31 Mart 2024 yerel seçimlerini işaret eden Erdoğan, “Yeni bir imtihan, yeni bir mücadele var. Kimin nesi öyle dediğine aldırmayın. Türkiye'de her kesim gibi gençlerin de ezici çoğunlukla bir numaralı partisi biziz. Sadece bize oy veren değil tercihini diğer partilerden yana kullanan gençlerimize de iradelerine sahip çıktıkları, ülkelerinin geleceği için harekete geçtikleri için teşekkür ediyoruz. Şayet gençlerin bilhassa da ilk defa oy kullanan milyonlarca evladımızın teveccühü olmasaydı Cumhur İttifakı ve şahsımız olarak mayıs seçimlerinde o muhteşem zaferi kazanabilir miydik? Demek ki gençlerimizin çoğunluğunun kararı belli. Biz de gençlerimizin bu muhabbetini karşılıksız bırakmadık. Bunun en son ifadesi meclisteki 30 yaş altı 5 milletvekilinden dördünün partimiz sıralarında oturuyor olmasıdır. Böylece gençlerimizi siyaset nesnesi değil öznesi yapma sözümüzü yerine getirdiğimize inanıyoruz.

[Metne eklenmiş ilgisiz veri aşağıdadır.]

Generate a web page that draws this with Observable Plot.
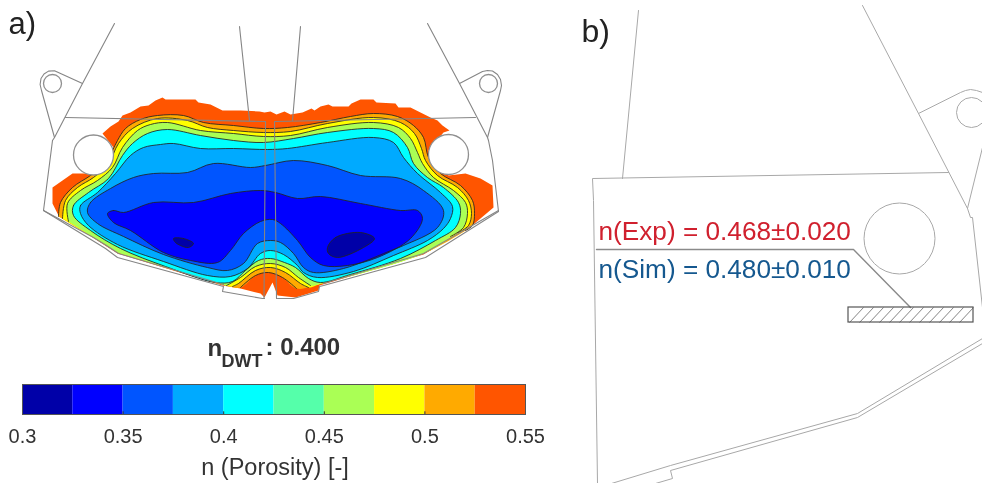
<!DOCTYPE html>
<html><head><meta charset="utf-8">
<script src="https://cdn.jsdelivr.net/npm/d3@7"></script>
<script src="https://cdn.jsdelivr.net/npm/@observablehq/plot@0.6"></script>
<style>html,body{margin:0;background:#fff}#c{position:relative;width:982px;height:483px;overflow:hidden}svg{position:absolute;left:0;background:transparent;font-family:"Liberation Sans",Arial,sans-serif;filter:blur(0.3px)}</style>
</head><body><div id="c"></div>
<script>
// porosity classes
const levels=[0.3,0.325,0.35,0.375,0.4,0.425,0.45,0.475,0.5,0.525,0.55];
const levelColors=["#0000A8","#0000FF","#0055FF","#00AAFF","#00FFFF","#55FFAA","#AAFF55","#FFFF00","#FFAA00","#FF5500"];
const tickValues=[0.3,0.35,0.4,0.45,0.5,0.55];

// simulated porosity region outlines (image-plane coordinates of the cross-section)
const regionOuter=[[102,133],[110,126],[118,121],[122,115],[130,112],[140,106],[148,105],[155,100],[162,97],[165,99],[195,99],[198,102],[210,104],[216,107],[222,110],[240,110],[259,111],[264,112],[270,111],[276,114],[284,111],[290,114],[302,112],[311,108],[314,110],[320,106],[328,104],[332,106],[348,106],[351,103],[360,99],[373,99],[376,102],[395,103],[398,107],[410,107],[420,112],[430,117],[437,120],[442,125],[449,130],[443,132],[428,150],[448,175],[465,173],[480,178],[492,185],[493,207],[467,229],[457,234],[423,254],[319,285],[318,290],[295,297],[277,295],[272,282],[264,297],[260,293],[240,288],[222,285],[117,253],[58,215],[52,203],[52,187],[62,180],[72,173],[85,173],[93,175],[113,147]];
const c1Main=[[58,216],[60,202],[72,187],[90,175],[105,163],[112,150],[117,140],[125,128],[140,119],[157,115],[183,115],[203,122],[233,125],[263,128],[287,127],[320,122],[350,116],[373,113],[397,116],[413,125],[423,137],[428,157],[440,173],[460,185],[472,200],[474,213],[472,225],[465,230]];
const c1Arch=[[296,288],[282,277],[268,272],[255,275],[240,287]];
const c2Main=[[62,218],[65,200],[77,187],[93,177],[108,163],[118,143],[132,128],[157,118],[187,120],[207,127],[233,130],[263,132],[290,131],[327,123],[373,117],[400,122],[414,133],[421,148],[425,160],[437,175],[457,187],[468,200],[471,213],[468,225],[458,232]];
const c2Arch=[[308,287],[300,283],[285,272],[270,267],[255,270],[238,283],[232,286]];
const c3Main=[[68,221],[67,203],[80,190],[97,180],[112,167],[122,147],[137,130],[150,124],[167,122],[200,130],[233,133],[263,136],[290,135],[327,127],[373,122],[398,127],[410,138],[417,152],[422,163],[433,177],[453,190],[465,202],[467,213],[463,227],[450,236]];
const c3Arch=[[310,285],[298,277],[285,267],[270,263],[255,266],[240,277],[226,285]];
const c4=[[73,215],[73,205],[88,192],[108,178],[122,155],[132,143],[147,133],[167,129],[200,135],[233,140],[263,142],[293,138],[327,132],[373,128],[393,132],[407,147],[413,163],[427,177],[443,187],[458,202],[460,213],[455,227],[435,240],[400,258],[350,274],[320,282],[308,278],[295,267],[284,262],[270,258],[258,260],[245,270],[232,281],[215,282],[165,266],[120,248],[90,230]];
const c5=[[80,213],[80,205],[97,192],[115,173],[130,155],[143,147],[160,144],[173,143],[200,148],[233,148],[267,149],[287,148],[327,142],[373,137],[393,142],[403,157],[417,173],[440,192],[452,206],[450,218],[443,228],[427,240],[393,255],[353,271],[317,277],[303,272],[297,265],[283,254],[270,250],[260,253],[247,268],[230,276],[207,275],[163,261],[117,244],[88,225]];
const c6=[[87,212],[90,202],[110,188],[133,177],[153,173],[187,172],[213,163],[250,167],[265,165],[293,160],[327,165],[360,175],[400,178],[423,190],[443,210],[437,227],[403,245],[393,249],[343,268],[313,272],[303,267],[293,253],[280,242],[270,240],[257,243],[243,263],[227,270],[207,267],[163,254],[123,236],[97,223]];
const c7=[[107,213],[113,210],[123,212],[153,202],[193,202],[230,193],[260,190],[275,192],[297,198],[320,196],[360,203],[400,210],[417,210],[422,218],[410,238],[377,257],[347,265],[323,265],[310,257],[297,240],[280,223],[272,219],[260,221],[243,233],[230,250],[217,262],[190,260],[163,252],[130,230],[113,222]];
const c8Right=[[327,247],[335,237],[360,232],[374,238],[363,247],[337,257],[328,253]];
const c8Left=[[173,238],[183,238],[193,243],[188,247],[180,245],[175,242]];
const edgeRight=[[423,253],[321,283]];
const edgeLeft=[[222,284],[117,252]];

// component outlines
const linesA=[
 [[114,23],[82,83],[54,137],[52,140],[43,210],[105,248],[117,257],[223,286],[222,291],[262,298],[264,298]],
 [[43,210],[93,237],[106,245],[118,253],[223,284]],
 [[82,83],[54,70.2],[48,70.6],[43.5,73.5],[40.5,78],[39.6,84],[41,90],[54,137]],
 [[239,26],[249,120]],[[300,26],[292,120]],
 [[65,117],[265,121],[263.5,298]],[[475,117],[274,121],[276,298]],
 [[427,23],[459,83],[487,137],[488,140],[492,160],[498,211],[425,257],[323,285],[319,286],[318,291],[293,298],[277,298]],
 [[498,210],[423,253],[323,283]],
 [[459,83],[482,71],[487,70],[492,70.5],[497,74],[500,79],[501,85],[500,90],[487,137]]
];
const holesA=[[93,154.5,20],[448,154,20],[52,83,9],[488,83,9]];
const linesB=[
 [[638,10],[622,178]],
 [[948,172],[592,178],[593,200],[597,483]],
 [[862,5],[918,113],[967,208],[970,217],[972,217],[982,307]],
 [[918,113],[960,92],[965,90],[970,89],[976,90],[982,92]],
 [[982,147],[967,208]],
 [[982,338],[857,413],[670,465],[611,483]],
 [[982,343],[857,417],[670,470],[672,478],[655,483]]
];
const holesB=[[899,238,35.5],[971,112,15]];
const leader=[[596,249],[853,249],[910,307]];
const plate=[848,973,307,322];
const hatchStarts=[849,859,869,879,889,899,909,919,929,939,949,959];
const textLabels=[
 ["a)",8,33,31,"#222","normal"],["b)",581,41,32,"#222","normal"],
 ["n",207,355,24,"#333","bold"],["DWT",221,366,18,"#333","bold"],[": 0.400",265,354,24,"#333","bold"],
 ["n(Exp) = 0.468±0.020",598,239,26.2,"#d0202e","normal"],["n(Sim) = 0.480±0.010",598,277,26.2,"#15588f","normal"]
];

const poly=(pts,fill,curve="catmull-rom")=>Plot.line(pts,{x:d=>d[0],y:d=>d[1],fill,stroke:"none",curve});
const contour=(pts,curve="catmull-rom")=>Plot.line(pts,{x:d=>d[0],y:d=>d[1],stroke:"#222",strokeWidth:0.85,curve});
const closed="catmull-rom-closed";
const outline=(pts,stroke,w)=>Plot.line(pts,{x:d=>d[0],y:d=>d[1],stroke,strokeWidth:w,curve:"linear"});
const col=levelColors;

const main=Plot.plot({
 width:982,height:483,margin:0,
 style:{top:"0px"},
 x:{domain:[0,982],range:[0,982],axis:null},
 y:{domain:[0,483],range:[0,483],axis:null},
 r:{type:"identity"},
 marks:[
  poly(regionOuter,col[9],"linear"),
  poly([...c1Main,...edgeRight,...c1Arch,...edgeLeft],col[8]),
  poly([...c2Main,...edgeRight,...c2Arch,...edgeLeft],col[7]),
  poly([...c3Main,...edgeRight,...c3Arch,...edgeLeft],col[6]),
  poly(c4,col[4],closed),poly(c5,col[3],closed),poly(c6,col[2],closed),poly(c7,col[1],closed),
  poly(c8Right,col[0],closed),poly(c8Left,col[0],closed),
  contour(c1Main),contour(c1Arch),contour(c2Main),contour(c2Arch),contour(c3Main),contour(c3Arch),
  contour(c4,closed),contour(c5,closed),contour(c6,closed),contour(c7,closed),contour(c8Right,closed),contour(c8Left,closed),
  ...linesA.map(l=>outline(l,"#858585",1.1)),
  Plot.dot(holesA,{x:d=>d[0],y:d=>d[1],r:d=>d[2],fill:"white",stroke:"#8f8f8f",strokeWidth:1.3}),
  ...linesB.map(l=>outline(l,"#a8a8a8",1)),
  Plot.dot(holesB,{x:d=>d[0],y:d=>d[1],r:d=>d[2],fill:"none",stroke:"#a8a8a8",strokeWidth:1}),
  outline(leader,"#8a8a8a",1.4),
  Plot.link(hatchStarts,{x1:d=>d,y1:plate[3],x2:d=>Math.min(d+14,plate[1]),y2:plate[2],stroke:"#666",strokeWidth:0.8}),
  Plot.rect([plate],{x1:d=>d[0],x2:d=>d[1],y1:d=>d[2],y2:d=>d[3],fill:"none",stroke:"#555",strokeWidth:1.2}),
  ...textLabels.map(t=>Plot.text([t],{x:d=>d[1],y:d=>d[2],text:d=>d[0],fontSize:t[3],fill:t[4],fontWeight:t[5],textAnchor:"start",lineAnchor:"bottom"}))
 ]
});

const bar=Plot.plot({
 width:982,height:113,marginLeft:22,marginRight:457,marginTop:14,marginBottom:69,
 style:{top:"370px",fontSize:"20px"},
 x:{domain:[0.3,0.55]},
 y:{axis:null,domain:[0,1]},
 marks:[
  Plot.rectY(levelColors,{x1:(d,i)=>levels[i],x2:(d,i)=>levels[i+1],y1:0,y2:1,fill:d=>d}),
  Plot.ruleX(tickValues.slice(1,5),{y1:0,y2:0.09,stroke:"#333",strokeWidth:1}),
  Plot.frame({stroke:"#555",strokeWidth:1}),
  Plot.axisX({ticks:tickValues,tickFormat:d=>String(+d.toFixed(2)),tickSize:0,tickPadding:14,fontSize:20,fill:"#333",labelArrow:"none",label:null}),
  Plot.text(["n (Porosity) [-]"],{x:0.4255,y:-2,text:d=>d,fontSize:23.5,fill:"#333",lineAnchor:"bottom"})
 ]
});
document.getElementById("c").append(main,bar);
</script></body></html>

İnşallah 31 Mart 2024 seçimlerinde de aynı doğrultuda etmeyi sürdüreceğiz. Sizlerden şimdiden mahalli seçimler için hazırlanmaya başlamanızı istiyorum. Akranlarınızdan başlayarak milletimizin her bir ferdine ulaşmalı, bugüne kadar yaptıklarımızı Türkiye Yüzyılı programımızı ve AK Parti'nin belediyecilik vizyonunu anlatmalısınız. Bunu gerçekleştirdiğimizde büyükşehirleri, illeri, ilçeleri ve beldeleriyle ülkemizin tamamını hizmet ve es belediyeciliğiyle buluşturacağımızdan en küçük bir şüphe duymuyorum. İstikbalimizin teminatı olan gençlerimizle bir araya gelmeyi sürdüreceğiz. Şimdi Kızılcahamam'a gideceksiniz. Orada kampa gireceksiniz ve çalışmayı sürdüreceksiniz. Bu kampla birlikte inşallah işaret fişeğini ateşlemiş olacaksınız. 100. yılı kutladığımız bu sene yüz bin gencimizle inşallah yüzyılın buluşmasını gerçekleştirmek istiyoruz” dedi.